Export Meats owner Mark McDonald featured in yesterday's Herald, expressing his concern he was being unfairly targeted by authorities who claim the advertising signs on his veranda posts create hazardous conditions for traffic or pedestrians.
The signs have been in place for 14 years without complaint.
One of his customers, who did not wish to be identified, said if the signs were removed the NZ Post box next to them would also need to be removed for the council's bylaw on signs to be applied consistently.
"It think it is ridiculous," she said.
Facebook and online posts showed almost all contributors were in favour of Mr McDonald retaining his signs in their current positions.
Online writer Graham Walker said he was surprised that the same bylaw used by the council against Mr McDonald was not used to get rid of the hazardous brick footpath tiles in the central business district.
Darnae Percy felt Mr McDonald was being bullied and that if he was forced to move his signs, 90 per cent of retailers in Timaru would need to do the same.
A walk along Stafford St by two Herald staff yesterday had them navigating obstacles such as sandwich boards, chairs and tables, bench seats, rubbish bins, bollards, signposts, traffic light poles and tables of stock.

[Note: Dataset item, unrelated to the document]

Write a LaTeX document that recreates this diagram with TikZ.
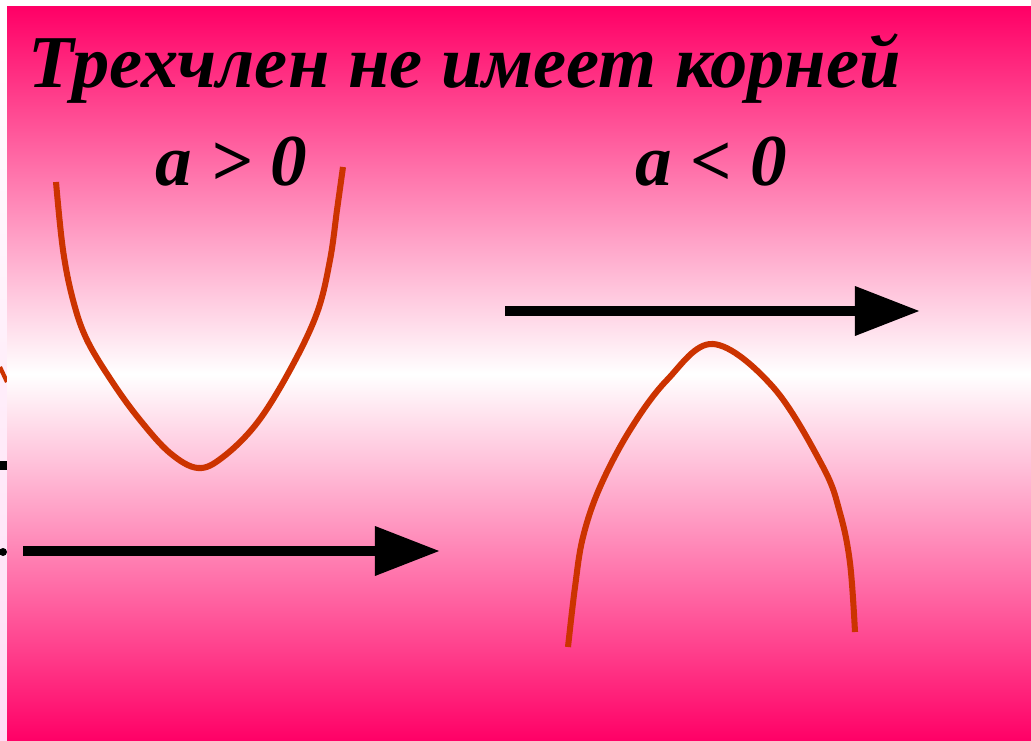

There were 79 signs, 12 tables of stock and five flags as well as several groups of tables and chairs in the two blocks of Stafford St between Church St and Sefton St East.
Permanent fixtures must be approved by the council. A spokesperson for one retailer said no permission had been sought to place a table of goods in front of their store.
The council has yet to respond to questions from the Herald about Mr McDonald's shop and CBD signage.